▶ [Written problem]: Leave the pictures out and retype the lines from the beginning through the line with "solid_joinstyle='round', solid_capstyle='round', zorder=3)", both ends included.

# Start of Supplied information

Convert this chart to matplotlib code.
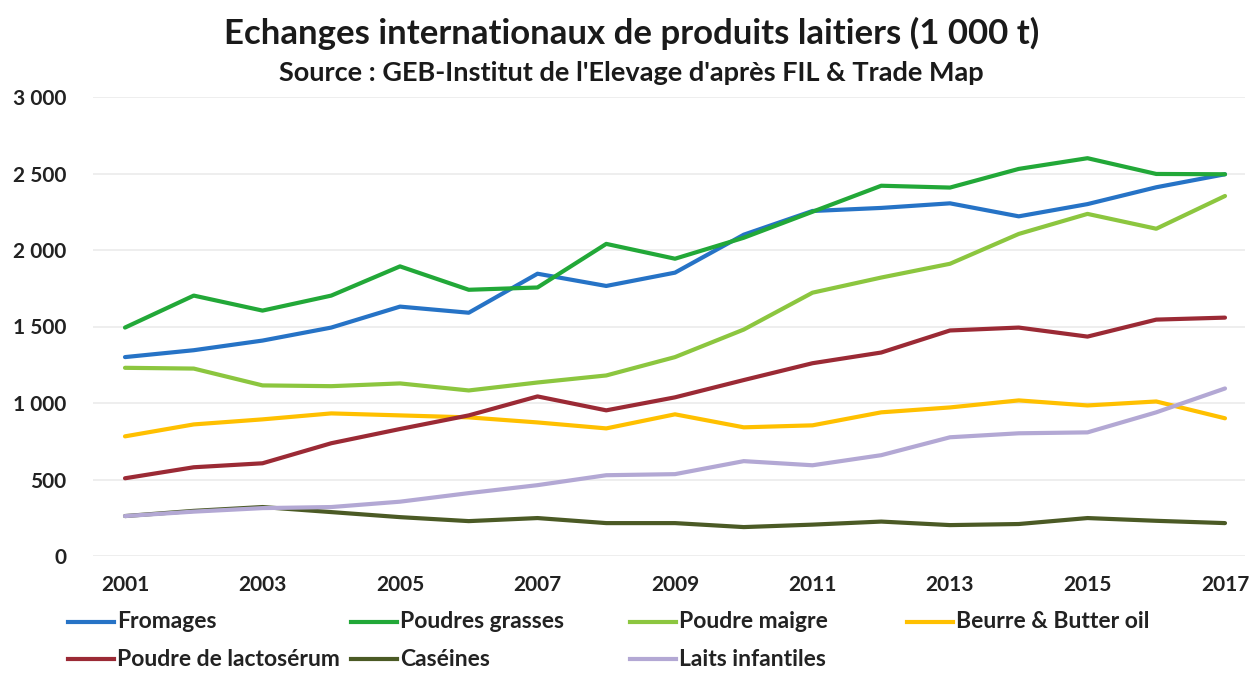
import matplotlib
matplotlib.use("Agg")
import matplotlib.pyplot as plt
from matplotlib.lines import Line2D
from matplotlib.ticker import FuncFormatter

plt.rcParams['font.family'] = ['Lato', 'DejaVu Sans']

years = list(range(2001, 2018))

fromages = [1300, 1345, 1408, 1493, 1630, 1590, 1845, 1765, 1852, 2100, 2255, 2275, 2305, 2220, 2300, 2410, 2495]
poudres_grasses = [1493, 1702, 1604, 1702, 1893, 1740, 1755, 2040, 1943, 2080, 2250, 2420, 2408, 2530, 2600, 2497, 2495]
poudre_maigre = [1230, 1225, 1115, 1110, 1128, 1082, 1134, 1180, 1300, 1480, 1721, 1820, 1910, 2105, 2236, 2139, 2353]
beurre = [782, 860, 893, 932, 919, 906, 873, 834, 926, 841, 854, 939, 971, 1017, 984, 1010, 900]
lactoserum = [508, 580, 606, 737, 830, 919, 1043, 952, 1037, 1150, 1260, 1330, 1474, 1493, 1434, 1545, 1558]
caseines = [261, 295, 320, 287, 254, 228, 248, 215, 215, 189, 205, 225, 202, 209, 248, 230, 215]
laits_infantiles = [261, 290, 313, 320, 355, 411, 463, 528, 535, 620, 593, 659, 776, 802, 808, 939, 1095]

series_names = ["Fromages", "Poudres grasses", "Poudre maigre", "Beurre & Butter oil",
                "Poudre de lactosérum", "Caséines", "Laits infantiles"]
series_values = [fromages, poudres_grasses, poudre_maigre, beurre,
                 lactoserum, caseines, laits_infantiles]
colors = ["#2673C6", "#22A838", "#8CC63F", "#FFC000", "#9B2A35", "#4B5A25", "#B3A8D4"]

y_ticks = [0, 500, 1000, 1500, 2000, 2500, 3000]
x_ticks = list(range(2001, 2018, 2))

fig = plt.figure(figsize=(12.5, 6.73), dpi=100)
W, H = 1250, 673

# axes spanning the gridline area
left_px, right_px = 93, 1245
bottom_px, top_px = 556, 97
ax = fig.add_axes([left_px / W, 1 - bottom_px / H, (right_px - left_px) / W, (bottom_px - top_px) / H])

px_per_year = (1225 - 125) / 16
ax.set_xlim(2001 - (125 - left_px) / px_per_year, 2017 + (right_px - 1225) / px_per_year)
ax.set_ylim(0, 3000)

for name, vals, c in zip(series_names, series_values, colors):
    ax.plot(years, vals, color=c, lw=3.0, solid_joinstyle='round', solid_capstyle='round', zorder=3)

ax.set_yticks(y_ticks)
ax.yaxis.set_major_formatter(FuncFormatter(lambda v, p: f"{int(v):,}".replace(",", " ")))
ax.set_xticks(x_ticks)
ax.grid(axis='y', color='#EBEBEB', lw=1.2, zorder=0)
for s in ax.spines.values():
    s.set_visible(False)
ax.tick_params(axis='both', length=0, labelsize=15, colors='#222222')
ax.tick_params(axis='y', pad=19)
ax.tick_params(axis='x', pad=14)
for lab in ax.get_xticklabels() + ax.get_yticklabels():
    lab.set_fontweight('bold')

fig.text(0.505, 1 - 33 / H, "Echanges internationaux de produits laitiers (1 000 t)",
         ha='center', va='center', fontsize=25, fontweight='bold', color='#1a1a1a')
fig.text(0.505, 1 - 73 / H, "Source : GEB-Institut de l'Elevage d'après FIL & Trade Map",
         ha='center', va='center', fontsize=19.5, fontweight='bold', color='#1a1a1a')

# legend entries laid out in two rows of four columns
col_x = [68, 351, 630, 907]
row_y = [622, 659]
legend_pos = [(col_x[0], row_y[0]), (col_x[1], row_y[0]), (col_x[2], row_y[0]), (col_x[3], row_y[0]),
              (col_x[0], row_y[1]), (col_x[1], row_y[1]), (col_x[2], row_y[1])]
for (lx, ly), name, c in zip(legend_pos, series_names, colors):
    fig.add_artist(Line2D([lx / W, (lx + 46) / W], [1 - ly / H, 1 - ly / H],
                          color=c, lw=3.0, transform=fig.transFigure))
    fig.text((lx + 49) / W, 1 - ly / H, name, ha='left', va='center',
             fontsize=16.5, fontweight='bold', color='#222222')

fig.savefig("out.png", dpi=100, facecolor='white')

# End of Supplied information

▶ [Exercise answer]:
Convert this chart to matplotlib code.
import matplotlib
matplotlib.use("Agg")
import matplotlib.pyplot as plt
from matplotlib.lines import Line2D
from matplotlib.ticker import FuncFormatter

plt.rcParams['font.family'] = ['Lato', 'DejaVu Sans']

years = list(range(2001, 2018))

fromages = [1300, 1345, 1408, 1493, 1630, 1590, 1845, 1765, 1852, 2100, 2255, 2275, 2305, 2220, 2300, 2410, 2495]
poudres_grasses = [1493, 1702, 1604, 1702, 1893, 1740, 1755, 2040, 1943, 2080, 2250, 2420, 2408, 2530, 2600, 2497, 2495]
poudre_maigre = [1230, 1225, 1115, 1110, 1128, 1082, 1134, 1180, 1300, 1480, 1721, 1820, 1910, 2105, 2236, 2139, 2353]
beurre = [782, 860, 893, 932, 919, 906, 873, 834, 926, 841, 854, 939, 971, 1017, 984, 1010, 900]
lactoserum = [508, 580, 606, 737, 830, 919, 1043, 952, 1037, 1150, 1260, 1330, 1474, 1493, 1434, 1545, 1558]
caseines = [261, 295, 320, 287, 254, 228, 248, 215, 215, 189, 205, 225, 202, 209, 248, 230, 215]
laits_infantiles = [261, 290, 313, 320, 355, 411, 463, 528, 535, 620, 593, 659, 776, 802, 808, 939, 1095]

series_names = ["Fromages", "Poudres grasses", "Poudre maigre", "Beurre & Butter oil",
                "Poudre de lactosérum", "Caséines", "Laits infantiles"]
series_values = [fromages, poudres_grasses, poudre_maigre, beurre,
                 lactoserum, caseines, laits_infantiles]
colors = ["#2673C6", "#22A838", "#8CC63F", "#FFC000", "#9B2A35", "#4B5A25", "#B3A8D4"]

y_ticks = [0, 500, 1000, 1500, 2000, 2500, 3000]
x_ticks = list(range(2001, 2018, 2))

fig = plt.figure(figsize=(12.5, 6.73), dpi=100)
W, H = 1250, 673

# axes spanning the gridline area
left_px, right_px = 93, 1245
bottom_px, top_px = 556, 97
ax = fig.add_axes([left_px / W, 1 - bottom_px / H, (right_px - left_px) / W, (bottom_px - top_px) / H])

px_per_year = (1225 - 125) / 16
ax.set_xlim(2001 - (125 - left_px) / px_per_year, 2017 + (right_px - 1225) / px_per_year)
ax.set_ylim(0, 3000)

for name, vals, c in zip(series_names, series_values, colors):
    ax.plot(years, vals, color=c, lw=3.0, solid_joinstyle='round', solid_capstyle='round', zorder=3)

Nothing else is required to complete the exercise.